Include the line containing "split_dm_y = [538, 583, 627, 668, 684, 695, 701, 702, 702]" and all lines before it, repeated exactly from the listing below, without pictures.

########################################

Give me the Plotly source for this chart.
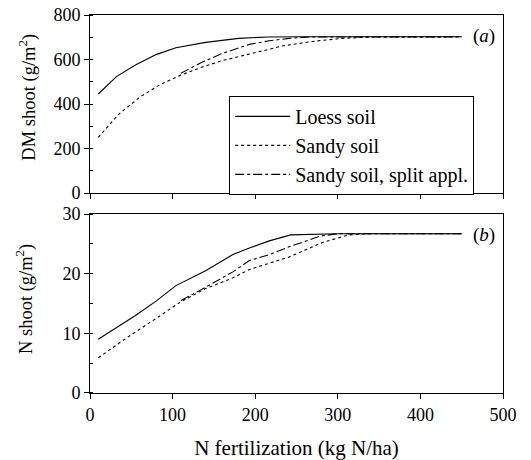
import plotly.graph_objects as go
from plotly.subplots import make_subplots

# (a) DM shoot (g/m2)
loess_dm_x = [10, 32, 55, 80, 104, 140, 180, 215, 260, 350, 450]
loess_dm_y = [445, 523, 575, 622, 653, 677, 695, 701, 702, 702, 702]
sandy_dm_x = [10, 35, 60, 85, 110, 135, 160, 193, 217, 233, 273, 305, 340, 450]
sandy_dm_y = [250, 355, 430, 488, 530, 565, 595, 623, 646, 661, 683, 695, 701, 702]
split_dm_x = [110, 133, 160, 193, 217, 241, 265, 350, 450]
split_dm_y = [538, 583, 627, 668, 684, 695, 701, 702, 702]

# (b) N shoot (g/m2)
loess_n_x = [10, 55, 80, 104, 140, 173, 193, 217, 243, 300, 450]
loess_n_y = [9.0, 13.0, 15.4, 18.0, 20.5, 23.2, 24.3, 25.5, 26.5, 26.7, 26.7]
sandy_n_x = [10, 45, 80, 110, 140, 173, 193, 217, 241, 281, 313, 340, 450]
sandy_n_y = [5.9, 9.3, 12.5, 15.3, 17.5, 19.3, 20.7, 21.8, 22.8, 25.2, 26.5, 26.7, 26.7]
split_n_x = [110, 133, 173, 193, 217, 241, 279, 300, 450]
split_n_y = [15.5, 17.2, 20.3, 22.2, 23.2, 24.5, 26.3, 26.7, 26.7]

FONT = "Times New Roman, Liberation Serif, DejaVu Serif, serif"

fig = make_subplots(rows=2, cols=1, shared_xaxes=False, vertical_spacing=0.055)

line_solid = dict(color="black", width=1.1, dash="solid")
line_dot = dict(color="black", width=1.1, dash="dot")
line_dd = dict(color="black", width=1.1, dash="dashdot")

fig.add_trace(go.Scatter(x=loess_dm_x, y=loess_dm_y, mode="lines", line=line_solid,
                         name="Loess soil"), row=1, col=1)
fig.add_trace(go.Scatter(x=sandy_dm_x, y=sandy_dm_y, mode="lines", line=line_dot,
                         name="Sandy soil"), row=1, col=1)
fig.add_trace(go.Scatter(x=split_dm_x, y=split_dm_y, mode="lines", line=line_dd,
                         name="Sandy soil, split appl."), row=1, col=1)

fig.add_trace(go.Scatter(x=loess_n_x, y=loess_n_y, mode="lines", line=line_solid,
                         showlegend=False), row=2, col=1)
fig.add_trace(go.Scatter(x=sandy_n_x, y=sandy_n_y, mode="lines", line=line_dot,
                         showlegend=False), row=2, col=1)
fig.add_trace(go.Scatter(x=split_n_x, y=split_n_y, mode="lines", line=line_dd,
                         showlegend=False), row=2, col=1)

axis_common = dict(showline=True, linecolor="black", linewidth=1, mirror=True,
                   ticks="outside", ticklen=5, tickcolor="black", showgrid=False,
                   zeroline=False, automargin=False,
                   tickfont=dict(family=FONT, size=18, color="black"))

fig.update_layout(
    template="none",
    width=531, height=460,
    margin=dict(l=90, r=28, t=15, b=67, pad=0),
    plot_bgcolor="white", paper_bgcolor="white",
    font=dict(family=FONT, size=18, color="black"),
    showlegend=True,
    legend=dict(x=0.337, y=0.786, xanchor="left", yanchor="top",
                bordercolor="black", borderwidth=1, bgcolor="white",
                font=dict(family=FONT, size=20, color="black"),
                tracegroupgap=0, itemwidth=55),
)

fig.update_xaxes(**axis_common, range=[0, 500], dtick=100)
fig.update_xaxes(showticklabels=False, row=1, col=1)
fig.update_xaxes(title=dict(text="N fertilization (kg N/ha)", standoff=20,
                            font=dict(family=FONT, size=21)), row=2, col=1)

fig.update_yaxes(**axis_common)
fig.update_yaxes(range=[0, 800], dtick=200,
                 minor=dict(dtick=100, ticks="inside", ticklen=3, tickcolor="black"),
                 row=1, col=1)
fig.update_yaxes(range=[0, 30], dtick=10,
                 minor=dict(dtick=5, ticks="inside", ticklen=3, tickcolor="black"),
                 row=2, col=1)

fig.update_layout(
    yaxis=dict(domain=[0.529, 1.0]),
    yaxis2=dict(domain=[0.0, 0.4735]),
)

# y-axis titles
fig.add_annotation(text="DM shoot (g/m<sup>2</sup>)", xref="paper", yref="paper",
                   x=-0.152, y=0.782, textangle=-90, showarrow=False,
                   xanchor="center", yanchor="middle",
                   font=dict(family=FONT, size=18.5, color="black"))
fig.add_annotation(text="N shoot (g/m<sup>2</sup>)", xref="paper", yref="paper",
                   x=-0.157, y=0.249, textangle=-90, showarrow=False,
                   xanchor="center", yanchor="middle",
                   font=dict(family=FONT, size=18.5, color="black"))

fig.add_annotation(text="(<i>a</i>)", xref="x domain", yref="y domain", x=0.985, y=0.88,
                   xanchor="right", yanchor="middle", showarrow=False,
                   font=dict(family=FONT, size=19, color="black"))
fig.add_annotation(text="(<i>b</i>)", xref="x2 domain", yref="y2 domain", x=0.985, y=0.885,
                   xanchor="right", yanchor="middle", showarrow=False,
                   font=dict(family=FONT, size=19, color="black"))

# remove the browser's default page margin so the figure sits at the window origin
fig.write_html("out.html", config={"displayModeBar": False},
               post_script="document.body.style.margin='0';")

########################################

## [Reply]
Give me the Plotly source for this chart.
import plotly.graph_objects as go
from plotly.subplots import make_subplots

# (a) DM shoot (g/m2)
loess_dm_x = [10, 32, 55, 80, 104, 140, 180, 215, 260, 350, 450]
loess_dm_y = [445, 523, 575, 622, 653, 677, 695, 701, 702, 702, 702]
sandy_dm_x = [10, 35, 60, 85, 110, 135, 160, 193, 217, 233, 273, 305, 340, 450]
sandy_dm_y = [250, 355, 430, 488, 530, 565, 595, 623, 646, 661, 683, 695, 701, 702]
split_dm_x = [110, 133, 160, 193, 217, 241, 265, 350, 450]
split_dm_y = [538, 583, 627, 668, 684, 695, 701, 702, 702]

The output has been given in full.